Anadolu’daki bin yıllık varlığımızın her dönemi gibi bugünlerimiz de kolay geçmiyor. Bir yandan bölgemizdeki terör ve istikrarsızlık sorunlarının, diğer yandan tabii felaketlerin, bir yandan küresel çalkantıların etkileriyle yüzleşiyoruz. Bunun yanında önümüzde pek çok fırsatın, imkanın da olduğunu biliyoruz. İstiklal Marşı bile 'Korkma' diye başlayan bir millete yeis yakışmaz. Durmak, duraksamak, geri dönmek yakışmaz. "Ben ezelden beridir hür yaşadım hür yaşarım, hangi çılgın bana zincir vuracakmış, şaşarım. Kükremiş sel gibiyim bendimi çiğner aşarım. Yırtarım dağları enginlere sığmam taşarım." Evet, bu kükremiş sel gibi millete zincir vuracak gafiller, gerektiğinde dağları yırtacak azme ve kararlılığa sahip olduğumuzu unutmasınlar.
"Çünkü biz Türkiye’yiz"
Buradan bir kez daha tekrarlamak istiyorum. Cumhuriyet’imizin 100’üncü yılı da bizimdir. İstanbul’un Fethi’nin 600’üncü yılı da bizimdir. Malazgirt Zaferi’nin 1000’inci yılı da bizimdir. Hicret’in 1500’üncü yılı da bizimdir. Nasıl fetihlerimizle, ilim insanlarımızla, gönül insanlarımızla sahip çıktığımız, ihya ettiğimiz, inşa ettiğimiz eserlerimizle geçmiş bizimse, teknolojisiyle, yenilikçiliğiyle, yapay zekasıyla hiç unutmayın, gelecek de bizimdir. Çünkü biz, tarihin bize yüklediği hiçbir sorumluluktan kaçmamış, hiçbir mücadeleden geri durmamış, hiçbir fedakarlıktan sakınmamış, emeğini ve gerektiğinde canını ortaya koymaktan çekinmemiş bir milletiz. Çünkü biz Türkiye’yiz. Çünkü biz dünyanın en kadim topraklarına, her karışıyla ve tüm mirasıyla sahip çıkan Türk milletiyiz. Çünkü biz, insanlığın vicdanı, mazlumların ve mağdurların umut kapısıyız. Ne zaman ki bu vasıflarımızı kaybedersek işte o zaman ahirimizi tehlikeye atmış oluruz. Ne zaman ki medeniyetimizin ve tarihimizin emanetini yere düşürürsek o zaman akıbetimizi belirsizliğe sokmuş oluruz.

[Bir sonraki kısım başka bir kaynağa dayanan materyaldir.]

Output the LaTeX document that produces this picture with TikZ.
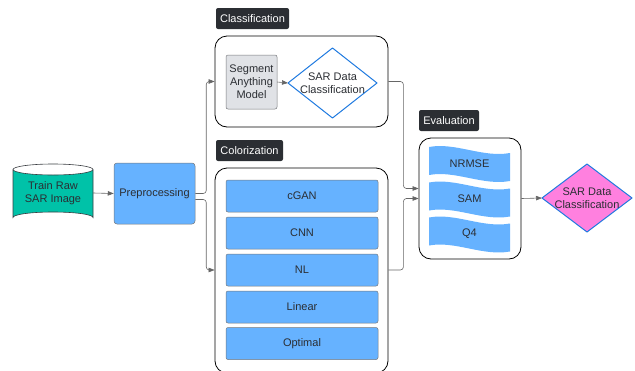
\documentclass[tikz,border=0pt]{standalone}
\usepackage{fontspec}
\setmainfont{Liberation Sans}
\usetikzlibrary{arrows.meta}
\definecolor{teal1}{HTML}{00C2A8}
\definecolor{blue1}{HTML}{66B2FF}
\definecolor{gray1}{HTML}{E0E2E6}
\definecolor{pink1}{HTML}{FF80DF}
\definecolor{dborder}{HTML}{1F7AE0}
\definecolor{lab}{HTML}{2B2E33}
\definecolor{edge}{HTML}{3A3D42}
\definecolor{conn}{HTML}{666666}
\tikzset{
  txt/.style={font=\fontsize{11}{13}\selectfont, text=lab, align=center, inner sep=0pt},
  bluebox/.style={txt, draw=edge!70, line width=0.5pt, fill=blue1, rounded corners=2pt, minimum width=152pt, minimum height=32pt},
  tag/.style={font=\fontsize{11}{13}\selectfont, text=white, fill=lab, rounded corners=2pt, inner sep=0pt, minimum height=21pt},
  container/.style={draw=black, line width=0.8pt, rounded corners=12pt, inner sep=0pt},
  conline/.style={draw=conn, line width=0.6pt, rounded corners=3pt, -{Triangle[length=6pt,width=4.5pt]}},
}
\newcommand\tapeat[3]{%
  \fill[blue1] (429,#2) .. controls (455,#2-5) and (483,#2+11) .. (510,#2+6)
    -- (510,#2+34) .. controls (483,#2+39) and (455,#2+23) .. (429,#2+28) -- cycle;
  \node[txt] (#1) at (469.5,#2+16.5) {#3};}
\begin{document}
\begin{tikzpicture}[x=1pt,y=-1pt]
\useasboundingbox (0,0) rectangle (635,370);
\clip (0,0) rectangle (635,370);

% cylinder
\fill[teal1] (13,169.5) -- (13,217.5) arc[start angle=180,end angle=360,x radius=40,y radius=5.5] -- (93,169.5) arc[start angle=0,end angle=180,x radius=40,y radius=5.5] -- cycle;
\draw[edge, line width=0.6pt] (13,169.5) -- (13,217.5) arc[start angle=180,end angle=360,x radius=40,y radius=5.5] -- (93,169.5);
\draw[edge, line width=0.6pt] (53,169.5) ellipse[x radius=40,y radius=5.5];
\node[txt, minimum width=80pt, minimum height=60pt] (cyl) at (53,193) {Train Raw\\SAR Image};

% preprocessing
\node[txt, draw=edge!70, line width=0.5pt, fill=blue1, rounded corners=3pt, minimum width=81pt, minimum height=61pt] (pre) at (154.5,193.5) {Preprocessing};

% classification
\node[tag, minimum width=73pt] (clstag) at (252.5,18.5) {Classification};
\node[container, minimum width=173pt, minimum height=91pt] (cls) at (301.5,81.5) {};
\node[txt, draw=edge!70, line width=0.5pt, fill=gray1, rounded corners=2pt, minimum width=51pt, minimum height=54pt] (sam) at (251.5,82) {Segment\\Anything\\Model};
\coordinate (d1w) at (288,83);
\draw[dborder, fill=white, line width=1pt, line join=round] (d1w) -- (332.5,48) -- (377,83) -- (332.5,118) -- cycle;
\node[txt] (d1) at (332.5,83) {SAR Data\\Classification};

% colorization
\node[tag, minimum width=67pt] (coltag) at (249.5,150.5) {Colorization};
\node[container, minimum width=173pt, minimum height=205pt] (col) at (301.5,270.5) {};
\node[bluebox] (cgan) at (302,196) {cGAN};
\node[bluebox] (cnn) at (302,233) {CNN};
\node[bluebox] (nl) at (302,270) {NL};
\node[bluebox] (lin) at (302,307) {Linear};
\node[bluebox] (opt) at (302,343.5) {Optimal};

% evaluation
\node[tag, minimum width=60pt] (evtag) at (449,120.5) {Evaluation};
\node[container, minimum width=102pt, minimum height=121pt] (ev) at (470,198.5) {};
\tapeat{nrmse}{147}{NRMSE}
\tapeat{samm}{182.5}{SAM}
\tapeat{qfour}{217.5}{Q4}

% final diamond
\coordinate (d2w) at (542,198);
\draw[dborder, fill=pink1, line width=1pt, line join=round] (d2w) -- (587,164) -- (632,198) -- (587,232) -- cycle;
\node[txt] (d2) at (587,198) {SAR Data\\Classification};

% connectors
\draw[conline] (cyl.east) -- (pre.west);
\draw[conline] (sam.east) -- (d1w);
\draw[conline] (pre.east) -- ++(11,0) |- (cls.west);
\draw[conline] ([yshift=-6pt]pre.east) -- ++(11,0) |- (nl -| col.west);
\draw[conline] (cls.east) -- ++(15,0) |- ([yshift=10pt]ev.west);
\draw[conline] (nl -| col.east) -- ++(15,0) |- (ev.west);
\draw[conline] (ev.east) -- (d2w);
\end{tikzpicture}
\end{document}
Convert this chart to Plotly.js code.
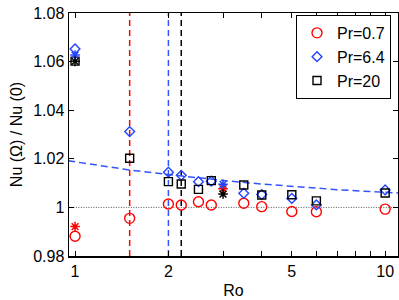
<!DOCTYPE html>
<html>
<head>
<meta charset="utf-8">
<script src="https://cdn.plot.ly/plotly-3.0.1.min.js"></script>
<style>html,body{margin:0;padding:0;background:#fff;}#chart{width:399px;height:300px;}</style>
</head>
<body>
<div id="chart"></div>
<script>
// Data
const roPr07 = [1, 1.5, 2, 2.2, 2.5, 2.75, 3.5, 4, 5, 6, 10];
const nuPr07 = [0.9881, 0.9955, 1.0014, 1.0010, 1.0023, 1.0010, 1.0017, 1.0003, 0.9983, 0.9982, 0.9993];
const roPr64 = [1, 1.5, 2, 2.2, 2.5, 2.75, 3.5, 4, 5, 6, 10];
const nuPr64 = [1.0652, 1.0312, 1.0145, 1.0132, 1.0106, 1.0108, 1.0058, 1.0053, 1.0037, 1.0010, 1.0072];
const roPr20 = [1, 1.5, 2, 2.2, 2.5, 2.75, 3.5, 4, 5, 6, 10];
const nuPr20 = [1.0602, 1.0202, 1.0106, 1.0096, 1.0074, 1.0110, 1.0092, 1.0051, 1.0052, 1.0027, 1.0059];
// asterisk points
const roStarRed = [1, 3];
const nuStarRed = [0.9921, 1.0077];
const roStarBlue = [1, 3];
const nuStarBlue = [1.0627, 1.0095];
const roStarBlack = [1, 3];
const nuStarBlack = [1.0601, 1.0055];
// critical Ro lines
const critRo = [1.5, 2, 2.2];
const critColors = ['#ff0000', '#3355ff', '#000000'];
// blue dashed curve
const fitRo = [0.95, 1.2, 1.5, 2, 2.5, 3, 4, 5, 7, 9, 11.2];
const fitNu = [1.0192, 1.0171, 1.0154, 1.0135, 1.0121, 1.0111, 1.0096, 1.0086, 1.0073, 1.0065, 1.0059];
const yRange = [0.98, 1.08];
const xTicks = [1, 2, 3, 4, 5, 6, 7, 8, 9, 10];
const xTickText = ['1', '2', '', '', '5', '', '', '', '', '10'];
const yTicks = [0.98, 1.0, 1.02, 1.04, 1.06, 1.08];
const yTickText = ['0.98', '1', '1.02', '1.04', '1.06', '1.08'];

const traces = [];
critRo.forEach((r, i) => {
  traces.push({x: [r, r], y: yRange, mode: 'lines', showlegend: false, hoverinfo: 'skip',
    line: {color: critColors[i], width: 1.5, dash: '6px,4px'}});
});
traces.push({x: [0.9, 12], y: [1, 1], mode: 'lines', showlegend: false,
  line: {color: '#555', width: 1, dash: '1px,1.5px'}});
traces.push({x: fitRo, y: fitNu, mode: 'lines', showlegend: false,
  line: {color: '#3355ff', width: 1.5, dash: '7px,4px'}});
traces.push({x: roPr07, y: nuPr07, mode: 'markers', name: 'Pr=0.7',
  marker: {symbol: 'circle-open', size: 10, color: '#ff0000', line: {width: 1.4}}});
traces.push({x: roPr64, y: nuPr64, mode: 'markers', name: 'Pr=6.4',
  marker: {symbol: 'diamond-open', size: 7.5, color: '#2244ff', line: {width: 1.4}}});
traces.push({x: roPr20, y: nuPr20, mode: 'markers', name: 'Pr=20',
  marker: {symbol: 'square-open', size: 8, color: '#000000', line: {width: 1.4}}});
traces.push({x: roStarRed, y: nuStarRed, mode: 'markers', showlegend: false,
  marker: {symbol: 'asterisk-open', size: 8, color: '#ff0000', line: {width: 1.5, color: '#ff0000'}}});
traces.push({x: roStarBlue, y: nuStarBlue, mode: 'markers', showlegend: false,
  marker: {symbol: 'asterisk-open', size: 8, color: '#2244ff', line: {width: 1.5, color: '#2244ff'}}});
traces.push({x: roStarBlack, y: nuStarBlack, mode: 'markers', showlegend: false,
  marker: {symbol: 'asterisk-open', size: 8, color: '#000000', line: {width: 1.5, color: '#000000'}}});

const font = {family: 'Liberation Sans, Arial, sans-serif', size: 16, color: '#000'};
const layout = {
  width: 399, height: 300,
  margin: {l: 69, r: 1, t: 13, b: 44},
  paper_bgcolor: '#fff', plot_bgcolor: '#fff',
  font: font,
  showlegend: true,
  legend: {x: 0.69, y: 0.992, xanchor: 'left', yanchor: 'top', bgcolor: '#fff',
    bordercolor: '#000', borderwidth: 1, font: {family: font.family, size: 16, color: '#000'},
    tracegroupgap: 0, itemwidth: 30},
  xaxis: {type: 'log', range: [Math.log10(0.956), Math.log10(11.0)],
    tickvals: xTicks, ticktext: xTickText, ticks: 'inside', ticklen: 5, tickcolor: '#000',
    showline: true, linecolor: '#000', linewidth: 1.5, mirror: 'ticks', showgrid: false, zeroline: false,
    title: {text: 'Ro', font: {size: 16}, standoff: 6}, tickfont: {size: 16}},
  yaxis: {range: yRange, tickvals: yTicks, ticktext: yTickText, ticks: 'inside', ticklen: 5, tickcolor: '#000',
    showline: true, linecolor: '#000', linewidth: 1.5, mirror: 'ticks', showgrid: false, zeroline: false,
    title: {text: 'Nu (Ω) / Nu (0)', font: {size: 16}, standoff: 6}, tickfont: {size: 16}}
};
Plotly.newPlot('chart', traces, layout, {staticPlot: true, displayModeBar: false});
</script>
</body>
</html>
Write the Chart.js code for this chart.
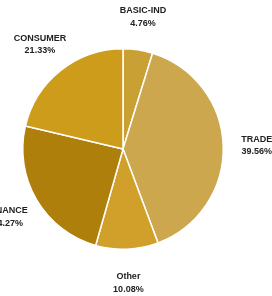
<!DOCTYPE html>
<html>
<head>
<meta charset="utf-8">
<script src="https://cdn.jsdelivr.net/npm/chart.js@4/dist/chart.umd.min.js"></script>
<style>
html,body{margin:0;padding:0;background:#fff;}
#wrap{width:272px;height:296px;}
</style>
</head>
<body>
<div id="wrap"><canvas id="c" width="272" height="296"></canvas></div>
<script>
const categories = ["BASIC-IND", "TRADE", "Other", "FINANCE", "CONSUMER"];
const shares = [4.76, 39.56, 10.08, 24.27, 21.33];
const sliceColors = ["#C9A034", "#CCA74E", "#D0A02A", "#AE7F0B", "#CD9C1B"];

const labelPlugin = {
  id: 'outLabels',
  afterDatasetsDraw(chart) {
    const ctx = chart.ctx;
    const meta = chart.getDatasetMeta(0);
    ctx.save();
    ctx.fillStyle = '#222';
    ctx.font = 'bold 9px "Liberation Sans", Arial, sans-serif';
    ctx.textAlign = 'center';
    ctx.textBaseline = 'middle';
    meta.data.forEach((arc, i) => {
      const p = arc.getProps(['x','y','startAngle','endAngle','outerRadius'], true);
      const mid = (p.startAngle + p.endAngle) / 2;
      const r = p.outerRadius * 1.335;
      const x = p.x + Math.cos(mid) * r;
      const y = p.y + Math.sin(mid) * r;
      ctx.fillText(categories[i], x, y - 6);
      ctx.fillText(shares[i].toFixed(2) + '%', x, y + 6.5);
    });
    ctx.restore();
  }
};

new Chart(document.getElementById('c'), {
  type: 'pie',
  data: {
    labels: categories,
    datasets: [{
      data: shares,
      backgroundColor: sliceColors,
      borderColor: '#ffffff',
      borderWidth: 1.5
    }]
  },
  options: {
    responsive: false,
    animation: false,
    layout: { padding: { left: 0, right: 26, top: 48, bottom: 46 } },
    plugins: { legend: { display: false }, tooltip: { enabled: false } }
  },
  plugins: [labelPlugin]
});
</script>
</body>
</html>
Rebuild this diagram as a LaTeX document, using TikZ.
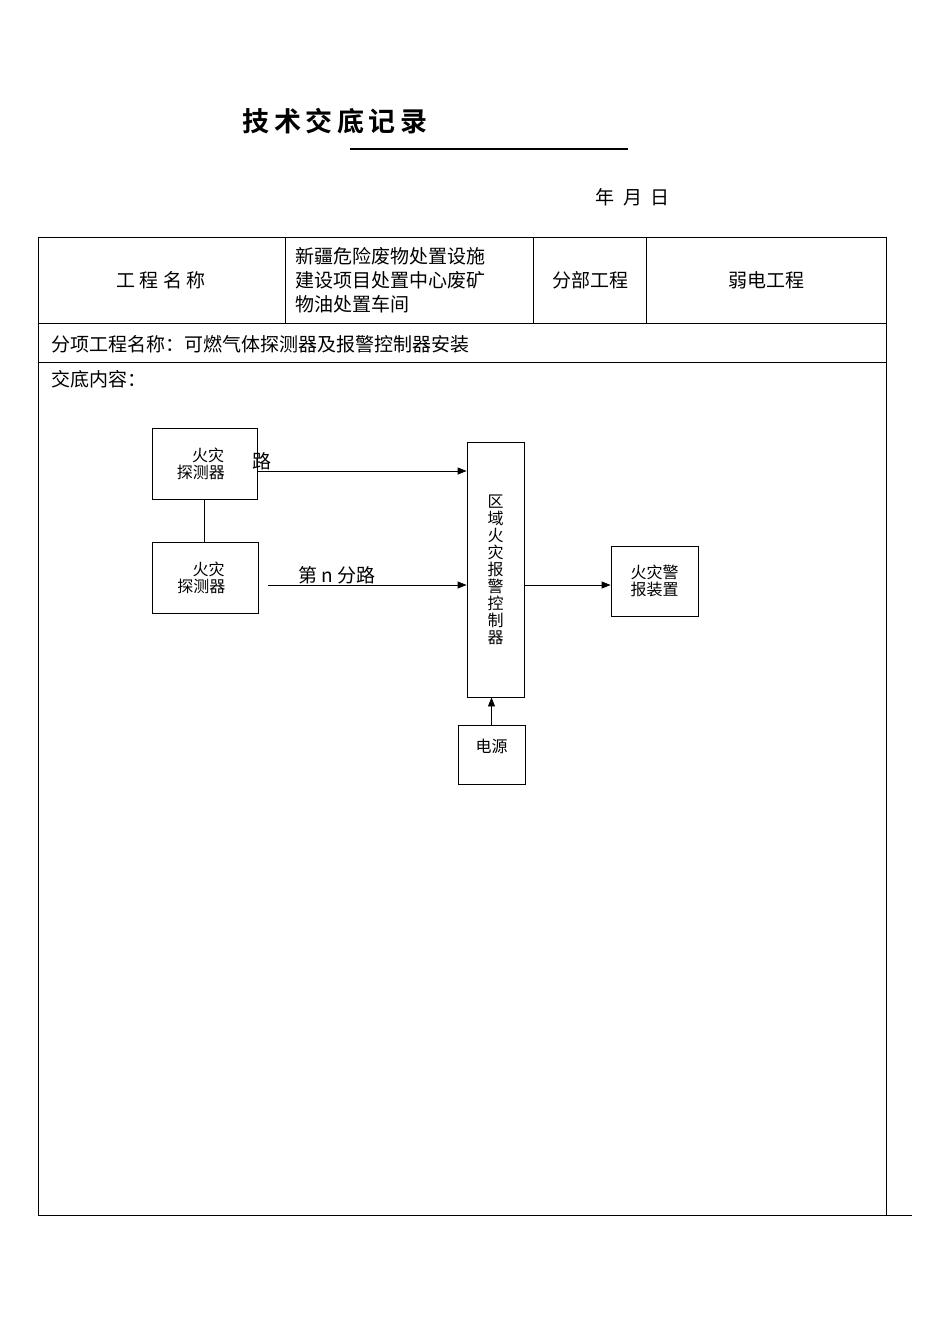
\documentclass[tikz,border=0pt]{standalone}
\usepackage{fontspec}
\newfontfamily\cjk{Noto Sans CJK SC}
\newfontfamily\cjkb{Noto Sans CJK SC Bold}
\usetikzlibrary{arrows.meta}
\begin{document}
\begin{tikzpicture}[x=1pt,y=-1pt,
  every node/.style={font=\cjk},
  line/.style={line width=0.8pt},
  arr/.style={line width=0.8pt,-{Triangle[length=9pt,width=7pt]}},
  tbl/.style={font=\cjk\fontsize{19}{24}\selectfont},
  dia/.style={font=\cjk\fontsize{16}{17}\selectfont}]
\useasboundingbox (0,0) rectangle (950,1342);
\node[font=\cjkb\fontsize{27}{30}\selectfont] (title) at (335,121) {技\,术\,交\,底\,记\,录};
\draw[line width=1.2pt] (350,149) coordinate (u1) -- (628,149) coordinate (u2);
\node[font=\cjk\fontsize{19}{22}\selectfont] (date) at (633,197) {年\ \ 月\ \ 日};
% table
\draw[line] (38,237) rectangle (886,1215);
\draw[line] (38,323) -- (886,323);
\draw[line] (38,362) -- (886,362);
\draw[line] (285,237) -- (285,323);
\draw[line] (533,237) -- (533,323);
\draw[line] (646,237) -- (646,323);
\draw[line width=0.5pt] (886,1215) -- (912,1215);
\node[tbl] (c1) at (161,280) {工\ 程\ 名\ 称};
\node[tbl,align=left,anchor=west] (c2) at (292,280) {新疆危险废物处置设施\\建设项目处置中心废矿\\物油处置车间};
\node[tbl] (c3) at (590,280) {分部工程};
\node[tbl] (c4) at (766,280) {弱电工程};
\node[tbl,anchor=west] (r2) at (48,344) {分项工程名称：可燃气体探测器及报警控制器安装};
\node[tbl,anchor=west] (r3) at (48,379) {交底内容：};
% diagram
\node[dia,draw,line,minimum width=105pt,minimum height=71pt,align=center] (d1) at (204.5,463.5) {\ \ 火灾\\探测器\ \ \ };
\node[dia,draw,line,minimum width=106pt,minimum height=71pt,align=center] (d2) at (205,577.5) {\ \ 火灾\\探测器\ \ \ };
\draw[line] (d1.south) -- (d1.south |- d2.north);
\node[dia,draw,line,minimum width=57pt,minimum height=255pt,align=center,inner sep=0pt] (ctl) at (495.5,569.5) {区\\域\\火\\灾\\报\\警\\控\\制\\器};
\node[dia,draw,line,minimum width=87pt,minimum height=70pt,align=center] (al) at (654.5,581) {火灾警\\报装置};
\node[dia,draw,line,minimum width=67pt,minimum height=59pt,anchor=north] (pw) at (491.5,725) {};
\node[dia] (pwt) at (491.5,746) {电源};
\coordinate (a1s) at (d1.east |- 0,471);
\draw[arr] (a1s) -- (a1s -| ctl.west);
\node[font=\cjk\fontsize{19}{22}\selectfont] (l1) at (262,461) {路};
\coordinate (a2s) at (268,585);
\draw[arr] (a2s) -- (a2s -| ctl.west);
\node[font=\cjk\fontsize{19}{22}\selectfont] (l2) at (337,575) {第 n 分路};
\draw[arr] (ctl.east |- al.west) ++(0,4) coordinate (a3s) -- (a3s -| al.west);
\draw[arr] (pw.north) -- (pw.north |- ctl.south);
\end{tikzpicture}
\end{document}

"Büyük ve güçlü Türkiye yolunun kesilmesine rıza göstermeyeceğiz"
Hiç kimsenin ülkemize ve milletimize böyle bir kötülüğü yapmasına göz yummayacağız. Anadolu’daki tarihimizin sıfır noktası Malazgirt’ten bir kez daha söz veriyoruz. Büyük ve güçlü Türkiye yolunun kesilmesine rıza göstermeyeceğiz. Gençler, daha çok çalışacak, daha çok gayret gösterecek, daha çok mücadele edecek ve Türkiye’yi 2023 hedeflerinden 2053 ve 2071 vizyonundan ayrı düşürmeyeceğiz. Milletimizin başını yere eğdirmeyecek, yüreğine hüzün çöktürmeyecek, gençlerimizin umutlarının kırılmasına meydan vermeyeceğiz.
Bugün burada, Malazgirt’te sizlerin gözlerinde gördüğüm ışık, hissiyatımda yalnız olmadığımı gösteriyor. Milletimizin daima yanı başında olan devletine gösterdiği güven ve ortaya koyduğu feraset, yürüdüğüm yolda yalnız olmadığımı gösteriyor. Bilhassa gençlerimizin coşkusu, sevgisi, enerjisi, mücadele gücümüzü sürekli tazeliyor, artırıyor. Rabbim hepinizden razı olsun. Bu duygularla bir kez daha Malazgirt Zaferimizin 950'nci yılının ülkemiz ve milletimiz için hayırlara vesile olması Allah’tan diliyorum. Anadolu’yu ebedi vatanımız haline dönüştüren aziz şehitlerimizin hepsini, Sultan Alparslan’dan beri, tüm kahramanları şükranla yad ediyorum. Mevla yolumuzu, bahtımızı açık etsin diyor, sizleri sevgiyle, saygıyla selamlıyorum.